On 1/14/2016 06:13, Nathaniel Smith wrote:
On Thu, Jan 14, 2016 at 2:19 AM, Nick Coghlan <ncogh...@gmail.com> wrote:
On 14 January 2016 at 20:12, Nick Coghlan <ncogh...@gmail.com> wrote:
On 14 January 2016 at 15:55, Nathaniel Smith <n...@pobox.com> wrote:
- build some test wheels
- write a proper PEP
- convince pip and pypi maintainers that this is a good idea ;-)
While I've historically advocated against the idea of defining our own
"Linux platform ABI" subset, the fact that Enthought and Continuum are
successfully distributing pre-built binaries through the simple "use
CentOS 5.11" approach seems promising.
In terms of non-scientific packages, the main group I'd suggest
getting in touch with is pycryptography, as we'll probably want to
baseline a more recent version of OpenSSL than the one in CentOS 5.11.

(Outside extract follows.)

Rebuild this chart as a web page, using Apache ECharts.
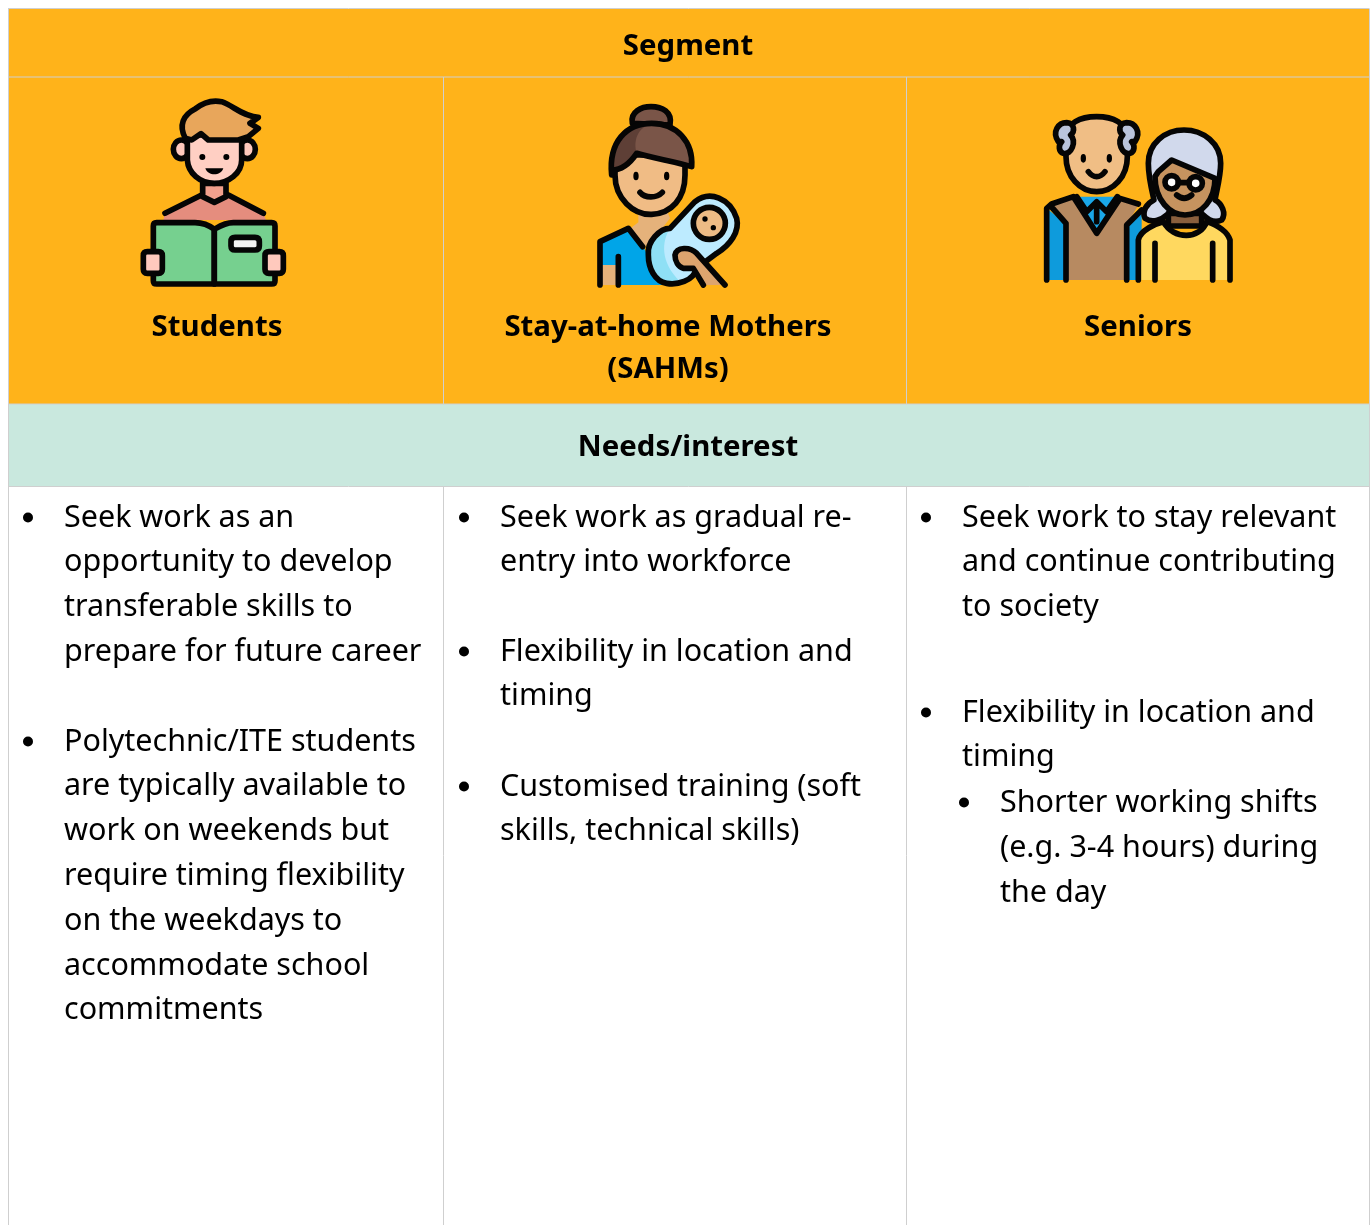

Ah, looking at https://github.com/manylinux/auditwheel, I see anything
linking to OpenSSL would fail the platform audit, at least for the
current draft policy. That also seems like a potentially reasonable
approach (although it could lead to complaints about "Why doesn't
project <X> offer a wheel file?")
Yeah, it's very unfortunate, that's exactly the library that you'd
like to be able to depend on, so we checked specifically. But it turns
out that openssl has broken ABI over the relevant time-period, so
there's no choice, you can't rely on the system version and have to
statically link :-(.
Though I guess this is no worse than than if you want to distribute a
wheel that needs openssl on Windows.
-n
Theoretically you can statically link openssl on windows, or otherwise
include it. An odd benefit (in this case, only) of an operating system
that includes nothing is a culture of vendoring everything.